When you get hit by a pebble, it stings a bit. It might even leave a mark if it’s flying fast enough. The degree of pain inflicted depends on where it hits you. If it hits you in the leg, it will hurt far less than if it flies into your face. But still, it’s a pebble. It’s not that big of a deal. It’s only a minor, fleeting annoyance.

But what if you were hit by a large rock? When you’re driving in the mountains, you’ll often see signs warning of falling rocks. These are the kinds of boulders that can crush cars and cause lasting damage, or even fatalities.

When someone hurts or offends me, it sometimes feels like they’ve dropped a large boulder on my head. It’s hurtful, and crushing. But when I sin against someone else through my unkind words or thoughtless comments, I perceive it as a pebble. Sin done to me always feels like a huge deal, while sins I commit against others seem small and minor.

One time I really struggled with anger was in a work situation where I had been left out of the loop of several email streams. A coworker had forgotten to include me in important communications. When I found out, I was hurt and became quite angry. I felt belittled, betrayed, ignored. My coworker realized what had happened and apologized for his oversight. To him it felt like a pebble, a minor infraction. But to me it felt like something huge, a boulder being dropped on my head. It took me a while to deal with my anger and hurt, repent, and finally respond well. (I admit that I did not initially react well to him in my resentment.) 🙁

Why Did I React So Strongly?

Looking back at this incident, I know that it was only a mistake on my colleague’s part, and not an intentional slight. He didn’t mean to exclude or harm me. But I took it as so much more, because of the wounds I carried from childhood. I often felt unimportant, disdained and ignored in my family. 

So being overlooked or ignored was a painful sore for me and I reacted more strongly than I should have in this instance. I magnified the slight in my mind, and believed lies. I told myself that this was proof of the total disdain and lack of respect everyone in my workplace felt for me. None of it was true, but it took me a while to realize and repent of my faulty thinking.

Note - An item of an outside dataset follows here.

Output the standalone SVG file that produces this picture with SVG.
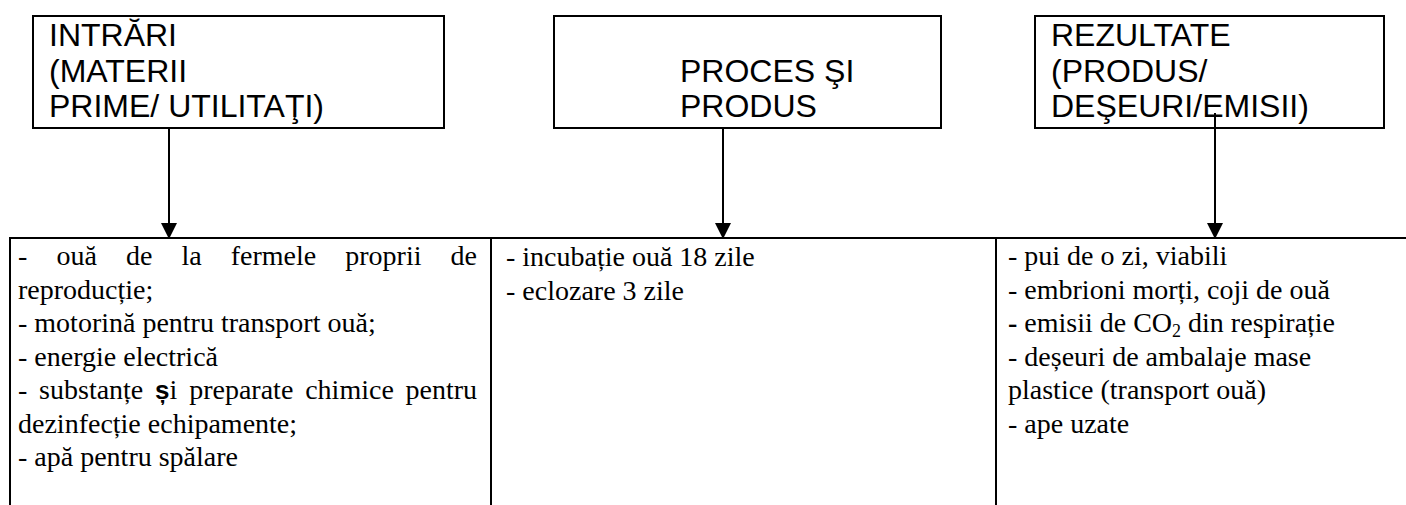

Recently I heard of another situation where one person offended the other and then apologized. The recipient seemed to accept the apology, but then blasted the offender with unkind words. They responded with much greater anger and harshness than seemed reasonable. Plus, the offending person had already apologized!

What Happened There?

So what happened in that situation? I can’t know for sure, but my guess is that this angry person felt that a boulder had been dropped on their head, while the other party perceived it as a pebble. And the apology just didn’t cut it. It didn’t make up for the hurt that was caused, in the angry person’s mind. So they lashed out in an attempt to wound the other person like they’d been wounded. And the result was they ended up sinning just as much as the person who did the initial offending.

This is what unforgiveness looks like. I have not forgiven you if I’m attempting to hurt you. I have not forgiven you if I say I accept your apology, but then still act angrily or unkindly. And this is a dangerous spot to be in. It’s a vulnerable place where we can be tempted to become hard and bitter. Holding onto anger is the first step towards bitterness.

So what’s the answer for someone like me who couldn’t get over my anger even after my coworker apologized? 

We must realize that no apology will ever fix us. Even the most sincere remorse or finely-crafted apology cannot soothe our wounded heart. When we are reacting unreasonably to offenses against us and struggling to forgive, we must ask ourselves why it’s such a huge deal. Are there raw places in my heart and mind that cause me to act or overreact this way? Are there sensitive wounds that need to be healed?

The person who offended me can’t do any more than apologize. They can’t go back and un-do what they did or said, and they can’t climb inside my hurting heart. Only Jesus can help and heal me.

Jesus Is Our Healer

We must humbly go to Him and ask Him to fix our broken hearts and soothe our troubled wounds. And He will! I know this, because I’ve experienced healing from the wounds and hurts of my past. I truly believe that if I were in the same situation today, (being excluded from the important emails), I would not be nearly as upset about it.

Jesus is also our motivation for forgiving others. We don’t choose to forgive because they deserve it, but because He tells us to. And He gives us the power to do it and love others. This is not our own willpower, but it’s the Spirit’s power.

Let’s ask Him to work in us, to help us become more like Him. I want to be that person that is impossible to offend, because I know I am dearly loved by my Father and I live to please Him! May it be so, more and more in my life.

Let all bitterness and wrath and anger and clamor and slander be put away from you, along with all malice.  Be kind to one another, tenderhearted, forgiving one another, as God in Christ forgave you.